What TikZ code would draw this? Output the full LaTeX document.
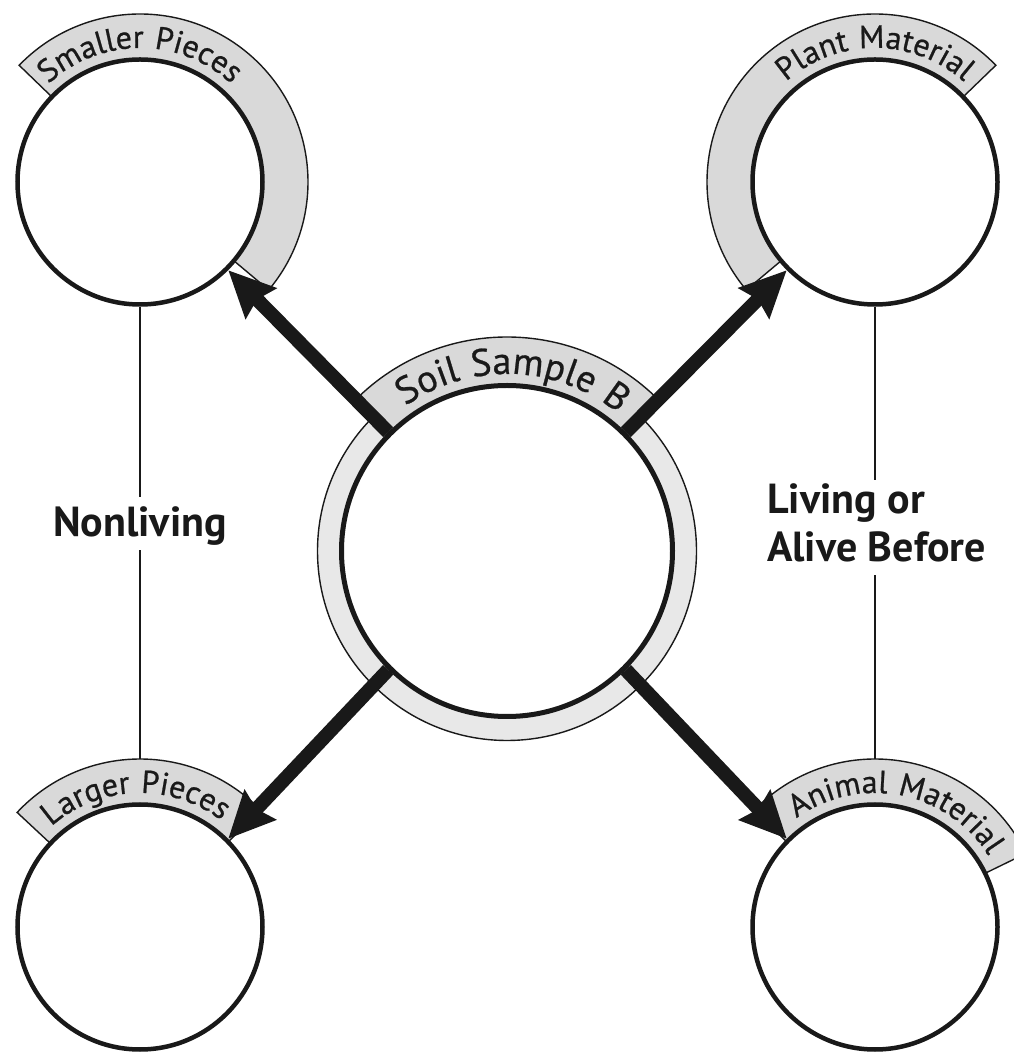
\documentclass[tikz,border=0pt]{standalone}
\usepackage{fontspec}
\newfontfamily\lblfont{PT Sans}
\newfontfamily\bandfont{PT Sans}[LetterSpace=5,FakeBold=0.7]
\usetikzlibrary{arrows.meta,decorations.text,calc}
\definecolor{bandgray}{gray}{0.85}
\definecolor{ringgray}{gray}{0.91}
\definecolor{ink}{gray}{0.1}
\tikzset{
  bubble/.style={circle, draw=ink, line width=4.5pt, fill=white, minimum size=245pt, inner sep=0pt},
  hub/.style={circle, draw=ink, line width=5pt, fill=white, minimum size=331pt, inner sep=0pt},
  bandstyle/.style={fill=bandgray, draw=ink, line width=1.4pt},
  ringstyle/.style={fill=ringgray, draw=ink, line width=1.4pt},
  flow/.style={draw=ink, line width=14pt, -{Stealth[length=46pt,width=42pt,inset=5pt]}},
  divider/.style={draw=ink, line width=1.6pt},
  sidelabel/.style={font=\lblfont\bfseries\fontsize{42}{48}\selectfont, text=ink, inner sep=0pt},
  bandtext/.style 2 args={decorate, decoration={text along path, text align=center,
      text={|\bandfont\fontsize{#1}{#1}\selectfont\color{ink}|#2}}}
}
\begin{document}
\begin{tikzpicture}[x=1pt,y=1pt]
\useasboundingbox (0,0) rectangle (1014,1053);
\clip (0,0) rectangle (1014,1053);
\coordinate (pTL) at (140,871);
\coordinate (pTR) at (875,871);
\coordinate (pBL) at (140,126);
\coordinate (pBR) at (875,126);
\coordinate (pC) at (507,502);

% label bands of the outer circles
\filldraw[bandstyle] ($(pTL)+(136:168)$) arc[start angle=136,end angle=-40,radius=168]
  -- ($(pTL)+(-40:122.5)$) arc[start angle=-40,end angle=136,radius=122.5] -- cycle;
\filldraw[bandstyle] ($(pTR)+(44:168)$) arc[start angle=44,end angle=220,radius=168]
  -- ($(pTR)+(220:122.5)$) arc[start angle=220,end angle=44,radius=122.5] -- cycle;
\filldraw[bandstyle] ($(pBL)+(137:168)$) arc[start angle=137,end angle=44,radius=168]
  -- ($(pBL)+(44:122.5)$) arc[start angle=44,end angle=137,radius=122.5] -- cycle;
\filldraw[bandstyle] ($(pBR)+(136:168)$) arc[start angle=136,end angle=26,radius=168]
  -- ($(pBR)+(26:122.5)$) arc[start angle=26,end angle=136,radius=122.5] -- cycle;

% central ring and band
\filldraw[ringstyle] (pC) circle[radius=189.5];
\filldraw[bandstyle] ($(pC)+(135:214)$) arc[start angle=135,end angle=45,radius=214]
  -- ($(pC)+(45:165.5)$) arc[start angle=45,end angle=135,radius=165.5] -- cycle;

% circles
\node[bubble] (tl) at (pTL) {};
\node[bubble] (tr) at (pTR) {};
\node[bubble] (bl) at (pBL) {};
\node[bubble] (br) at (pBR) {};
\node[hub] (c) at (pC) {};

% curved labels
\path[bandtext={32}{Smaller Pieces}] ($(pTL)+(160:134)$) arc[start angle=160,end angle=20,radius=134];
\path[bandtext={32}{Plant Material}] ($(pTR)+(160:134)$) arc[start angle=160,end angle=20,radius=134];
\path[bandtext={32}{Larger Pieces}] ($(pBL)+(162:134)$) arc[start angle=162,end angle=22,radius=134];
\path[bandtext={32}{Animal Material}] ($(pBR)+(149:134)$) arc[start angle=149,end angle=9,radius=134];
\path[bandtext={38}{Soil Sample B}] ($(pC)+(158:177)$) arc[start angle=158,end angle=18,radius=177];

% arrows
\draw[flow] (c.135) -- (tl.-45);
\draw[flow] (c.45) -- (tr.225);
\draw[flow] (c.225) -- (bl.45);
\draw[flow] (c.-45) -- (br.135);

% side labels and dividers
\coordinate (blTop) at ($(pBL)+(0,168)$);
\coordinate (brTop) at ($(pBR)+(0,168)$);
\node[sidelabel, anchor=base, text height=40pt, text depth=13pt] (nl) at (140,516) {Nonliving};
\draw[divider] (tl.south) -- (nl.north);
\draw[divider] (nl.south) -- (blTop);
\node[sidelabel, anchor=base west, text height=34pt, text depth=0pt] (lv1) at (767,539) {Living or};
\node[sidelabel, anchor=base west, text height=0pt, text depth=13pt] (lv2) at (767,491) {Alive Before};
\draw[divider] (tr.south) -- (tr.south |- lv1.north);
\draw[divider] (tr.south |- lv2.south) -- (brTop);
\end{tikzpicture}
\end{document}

- **The problem**
Reproduce the full listing faithfully, but do not carry over any pictures.

- **Task answer**
What TikZ code would draw this? Output the full LaTeX document.
\documentclass[tikz,border=0pt]{standalone}
\usepackage{fontspec}
\newfontfamily\lblfont{PT Sans}
\newfontfamily\bandfont{PT Sans}[LetterSpace=5,FakeBold=0.7]
\usetikzlibrary{arrows.meta,decorations.text,calc}
\definecolor{bandgray}{gray}{0.85}
\definecolor{ringgray}{gray}{0.91}
\definecolor{ink}{gray}{0.1}
\tikzset{
  bubble/.style={circle, draw=ink, line width=4.5pt, fill=white, minimum size=245pt, inner sep=0pt},
  hub/.style={circle, draw=ink, line width=5pt, fill=white, minimum size=331pt, inner sep=0pt},
  bandstyle/.style={fill=bandgray, draw=ink, line width=1.4pt},
  ringstyle/.style={fill=ringgray, draw=ink, line width=1.4pt},
  flow/.style={draw=ink, line width=14pt, -{Stealth[length=46pt,width=42pt,inset=5pt]}},
  divider/.style={draw=ink, line width=1.6pt},
  sidelabel/.style={font=\lblfont\bfseries\fontsize{42}{48}\selectfont, text=ink, inner sep=0pt},
  bandtext/.style 2 args={decorate, decoration={text along path, text align=center,
      text={|\bandfont\fontsize{#1}{#1}\selectfont\color{ink}|#2}}}
}
\begin{document}
\begin{tikzpicture}[x=1pt,y=1pt]
\useasboundingbox (0,0) rectangle (1014,1053);
\clip (0,0) rectangle (1014,1053);
\coordinate (pTL) at (140,871);
\coordinate (pTR) at (875,871);
\coordinate (pBL) at (140,126);
\coordinate (pBR) at (875,126);
\coordinate (pC) at (507,502);

% label bands of the outer circles
\filldraw[bandstyle] ($(pTL)+(136:168)$) arc[start angle=136,end angle=-40,radius=168]
  -- ($(pTL)+(-40:122.5)$) arc[start angle=-40,end angle=136,radius=122.5] -- cycle;
\filldraw[bandstyle] ($(pTR)+(44:168)$) arc[start angle=44,end angle=220,radius=168]
  -- ($(pTR)+(220:122.5)$) arc[start angle=220,end angle=44,radius=122.5] -- cycle;
\filldraw[bandstyle] ($(pBL)+(137:168)$) arc[start angle=137,end angle=44,radius=168]
  -- ($(pBL)+(44:122.5)$) arc[start angle=44,end angle=137,radius=122.5] -- cycle;
\filldraw[bandstyle] ($(pBR)+(136:168)$) arc[start angle=136,end angle=26,radius=168]
  -- ($(pBR)+(26:122.5)$) arc[start angle=26,end angle=136,radius=122.5] -- cycle;

% central ring and band
\filldraw[ringstyle] (pC) circle[radius=189.5];
\filldraw[bandstyle] ($(pC)+(135:214)$) arc[start angle=135,end angle=45,radius=214]
  -- ($(pC)+(45:165.5)$) arc[start angle=45,end angle=135,radius=165.5] -- cycle;

% circles
\node[bubble] (tl) at (pTL) {};
\node[bubble] (tr) at (pTR) {};
\node[bubble] (bl) at (pBL) {};
\node[bubble] (br) at (pBR) {};
\node[hub] (c) at (pC) {};

% curved labels
\path[bandtext={32}{Smaller Pieces}] ($(pTL)+(160:134)$) arc[start angle=160,end angle=20,radius=134];
\path[bandtext={32}{Plant Material}] ($(pTR)+(160:134)$) arc[start angle=160,end angle=20,radius=134];
\path[bandtext={32}{Larger Pieces}] ($(pBL)+(162:134)$) arc[start angle=162,end angle=22,radius=134];
\path[bandtext={32}{Animal Material}] ($(pBR)+(149:134)$) arc[start angle=149,end angle=9,radius=134];
\path[bandtext={38}{Soil Sample B}] ($(pC)+(158:177)$) arc[start angle=158,end angle=18,radius=177];

% arrows
\draw[flow] (c.135) -- (tl.-45);
\draw[flow] (c.45) -- (tr.225);
\draw[flow] (c.225) -- (bl.45);
\draw[flow] (c.-45) -- (br.135);

% side labels and dividers
\coordinate (blTop) at ($(pBL)+(0,168)$);
\coordinate (brTop) at ($(pBR)+(0,168)$);
\node[sidelabel, anchor=base, text height=40pt, text depth=13pt] (nl) at (140,516) {Nonliving};
\draw[divider] (tl.south) -- (nl.north);
\draw[divider] (nl.south) -- (blTop);
\node[sidelabel, anchor=base west, text height=34pt, text depth=0pt] (lv1) at (767,539) {Living or};
\node[sidelabel, anchor=base west, text height=0pt, text depth=13pt] (lv2) at (767,491) {Alive Before};
\draw[divider] (tr.south) -- (tr.south |- lv1.north);
\draw[divider] (tr.south |- lv2.south) -- (brTop);
\end{tikzpicture}
\end{document}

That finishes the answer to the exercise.